Dejected, unable to complete the full sampling, we did everything we could with what tools we had and returned to the village center to await news from el mecanico . Hours after the pre-agreed meeting time, (likely the time was "lost in translation" or promptness has a very different meaning in the pueblo ) Andrés arrived and reported that he had repaired the truck. On the ride back to Yodocóno we got to know him better. When he was younger, he worked in Districto Federal ( México City ) and played the drums in " una banda Tropicál " and even toured in the U.S. He played " en California , Denver , Florida , en todas partes. " Now he lives in a a small village in rural Oaxaca and has a small Mr. Fix-it business specializing in glass & metalworks, and automotive repair.
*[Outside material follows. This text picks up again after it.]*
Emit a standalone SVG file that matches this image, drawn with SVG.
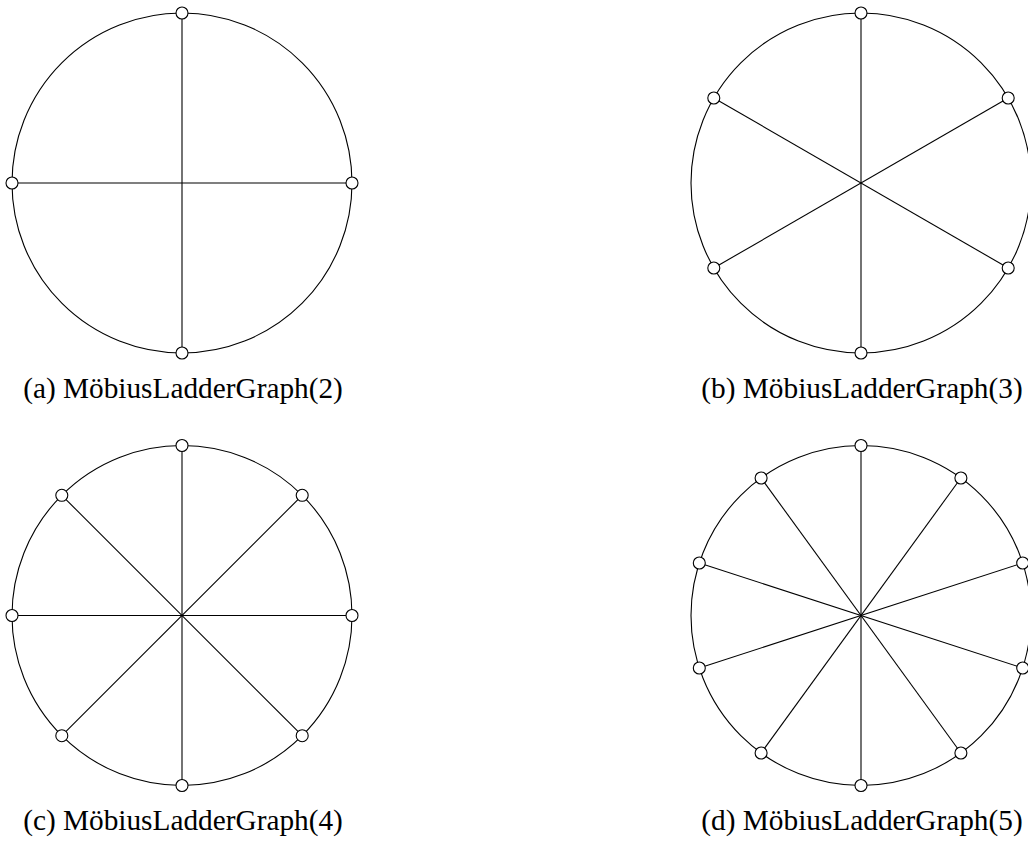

It's great to have the opportunity to do research in another country, especially a country like Mexico . It has been said by many that Mexico and the U.S.A. are "Distant Neighbors." Mexico shares 1000's of kilometers of border, millions of migrant and not-so-migrant workers, and history, yet the U.S.A. knows so little about México outside the fabricated tourist city of Cancún. I feel that this research is connecting me with el campesino , la naturaleza , and la política - the peasant farmer, the nature, and the politics. It is a privilege to be here and I am very grateful for the opportunity, broken-down trucks and all.